◆ BRIEF ◆
The data below should be restated word for word, with every picture omitted.

◆ DATA ◆
[BEGIN]

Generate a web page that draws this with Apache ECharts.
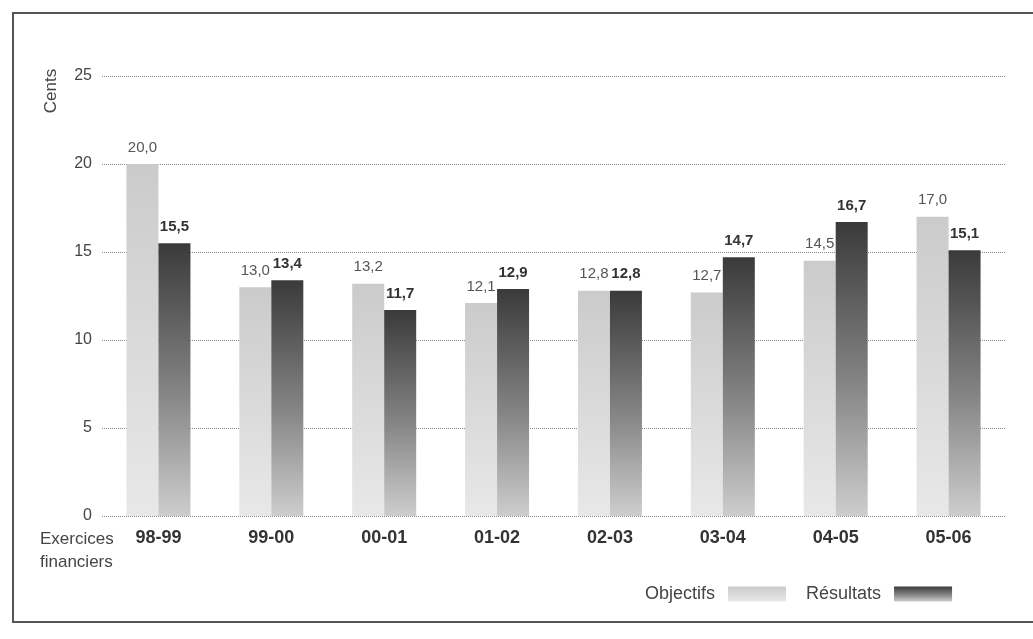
<!DOCTYPE html>
<html>
<head>
<meta charset="utf-8">
<script src="https://cdn.jsdelivr.net/npm/echarts@6/dist/echarts.min.js"></script>
<style>
  html, body { margin: 0; padding: 0; background: #fff; }
  #main { width: 1033px; height: 639px; }
</style>
</head>
<body>
<div id="main"></div>
<script>
// exercices financiers
const categories = ['98-99', '99-00', '00-01', '01-02', '02-03', '03-04', '04-05', '05-06'];
// cents
const objectifs = [20.0, 13.0, 13.2, 12.1, 12.8, 12.7, 14.5, 17.0];
const resultats = [15.5, 13.4, 11.7, 12.9, 12.8, 14.7, 16.7, 15.1];
const yTicks = [0, 5, 10, 15, 20, 25];

const font = 'Liberation Sans, Arial, sans-serif';
const fmt = p => p.value.toFixed(1).replace('.', ',');

const chart = echarts.init(document.getElementById('main'));
chart.setOption({
  backgroundColor: '#fff',
  textStyle: { fontFamily: font },
  animation: false,
  grid: { left: 102, right: 28, top: 76, bottom: 123 },
  legend: {
    left: 640,
    top: 580,
    align: 'right',
    icon: 'rect',
    itemWidth: 58,
    itemHeight: 15,
    itemGap: 20,
    textStyle: { fontSize: 18, color: '#444', fontFamily: font, padding: [0, 8, 0, 0] },
    data: ['Objectifs', 'Résultats']
  },
  xAxis: {
    type: 'category',
    data: categories,
    axisLine: { show: false },
    axisTick: { show: false },
    axisLabel: { fontSize: 18, fontWeight: 'bold', color: '#333', margin: 13 }
  },
  yAxis: {
    type: 'value',
    min: yTicks[0],
    max: yTicks[yTicks.length - 1],
    interval: 5,
    axisLine: { show: false },
    axisTick: { show: false },
    axisLabel: { fontSize: 16, color: '#444', margin: 10 },
    splitLine: { lineStyle: { type: 'dotted', color: '#8a8a8a', width: 1 } }
  },
  series: [
    {
      name: 'Objectifs',
      type: 'bar',
      data: objectifs,
      barWidth: 32,
      barGap: '0%',
      itemStyle: {
        color: new echarts.graphic.LinearGradient(0, 0, 0, 1, [
          { offset: 0, color: '#cbcbcb' },
          { offset: 1, color: '#e8e8e8' }
        ])
      },
      label: { show: true, position: 'top', formatter: fmt, fontSize: 15, color: '#555', distance: 9 }
    },
    {
      name: 'Résultats',
      type: 'bar',
      data: resultats,
      barWidth: 32,
      itemStyle: {
        color: new echarts.graphic.LinearGradient(0, 0, 0, 1, [
          { offset: 0, color: '#3a3a3a' },
          { offset: 0.55, color: '#858585' },
          { offset: 1, color: '#cdcdcd' }
        ])
      },
      label: { show: true, position: 'top', formatter: fmt, fontSize: 15, fontWeight: 'bold', color: '#333', distance: 9 }
    }
  ],
  graphic: [
    {
      type: 'rect',
      shape: { x: 13, y: 13, width: 1030, height: 609 },
      style: { fill: 'none', stroke: '#555', lineWidth: 2 },
      silent: true
    },
    {
      type: 'text',
      x: 51, y: 91,
      rotation: Math.PI / 2,
      style: { text: 'Cents', fontSize: 17, fill: '#444', fontFamily: font, align: 'center', verticalAlign: 'middle' }
    },
    {
      type: 'text',
      left: 40, top: 528,
      style: { text: 'Exercices\nfinanciers', fontSize: 17, lineHeight: 23, fill: '#444', fontFamily: font }
    }
  ]
});
</script>
</body>
</html>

[END]

◆ EXERCISE RESPONSE ◆
Generate a web page that draws this with Apache ECharts.
<!DOCTYPE html>
<html>
<head>
<meta charset="utf-8">
<script src="https://cdn.jsdelivr.net/npm/echarts@6/dist/echarts.min.js"></script>
<style>
  html, body { margin: 0; padding: 0; background: #fff; }
  #main { width: 1033px; height: 639px; }
</style>
</head>
<body>
<div id="main"></div>
<script>
// exercices financiers
const categories = ['98-99', '99-00', '00-01', '01-02', '02-03', '03-04', '04-05', '05-06'];
// cents
const objectifs = [20.0, 13.0, 13.2, 12.1, 12.8, 12.7, 14.5, 17.0];
const resultats = [15.5, 13.4, 11.7, 12.9, 12.8, 14.7, 16.7, 15.1];
const yTicks = [0, 5, 10, 15, 20, 25];

const font = 'Liberation Sans, Arial, sans-serif';
const fmt = p => p.value.toFixed(1).replace('.', ',');

const chart = echarts.init(document.getElementById('main'));
chart.setOption({
  backgroundColor: '#fff',
  textStyle: { fontFamily: font },
  animation: false,
  grid: { left: 102, right: 28, top: 76, bottom: 123 },
  legend: {
    left: 640,
    top: 580,
    align: 'right',
    icon: 'rect',
    itemWidth: 58,
    itemHeight: 15,
    itemGap: 20,
    textStyle: { fontSize: 18, color: '#444', fontFamily: font, padding: [0, 8, 0, 0] },
    data: ['Objectifs', 'Résultats']
  },
  xAxis: {
    type: 'category',
    data: categories,
    axisLine: { show: false },
    axisTick: { show: false },
    axisLabel: { fontSize: 18, fontWeight: 'bold', color: '#333', margin: 13 }
  },
  yAxis: {
    type: 'value',
    min: yTicks[0],
    max: yTicks[yTicks.length - 1],
    interval: 5,
    axisLine: { show: false },
    axisTick: { show: false },
    axisLabel: { fontSize: 16, color: '#444', margin: 10 },
    splitLine: { lineStyle: { type: 'dotted', color: '#8a8a8a', width: 1 } }
  },
  series: [
    {
      name: 'Objectifs',
      type: 'bar',
      data: objectifs,
      barWidth: 32,
      barGap: '0%',
      itemStyle: {
        color: new echarts.graphic.LinearGradient(0, 0, 0, 1, [
          { offset: 0, color: '#cbcbcb' },
          { offset: 1, color: '#e8e8e8' }
        ])
      },
      label: { show: true, position: 'top', formatter: fmt, fontSize: 15, color: '#555', distance: 9 }
    },
    {
      name: 'Résultats',
      type: 'bar',
      data: resultats,
      barWidth: 32,
      itemStyle: {
        color: new echarts.graphic.LinearGradient(0, 0, 0, 1, [
          { offset: 0, color: '#3a3a3a' },
          { offset: 0.55, color: '#858585' },
          { offset: 1, color: '#cdcdcd' }
        ])
      },
      label: { show: true, position: 'top', formatter: fmt, fontSize: 15, fontWeight: 'bold', color: '#333', distance: 9 }
    }
  ],
  graphic: [
    {
      type: 'rect',
      shape: { x: 13, y: 13, width: 1030, height: 609 },
      style: { fill: 'none', stroke: '#555', lineWidth: 2 },
      silent: true
    },
    {
      type: 'text',
      x: 51, y: 91,
      rotation: Math.PI / 2,
      style: { text: 'Cents', fontSize: 17, fill: '#444', fontFamily: font, align: 'center', verticalAlign: 'middle' }
    },
    {
      type: 'text',
      left: 40, top: 528,
      style: { text: 'Exercices\nfinanciers', fontSize: 17, lineHeight: 23, fill: '#444', fontFamily: font }
    }
  ]
});
</script>
</body>
</html>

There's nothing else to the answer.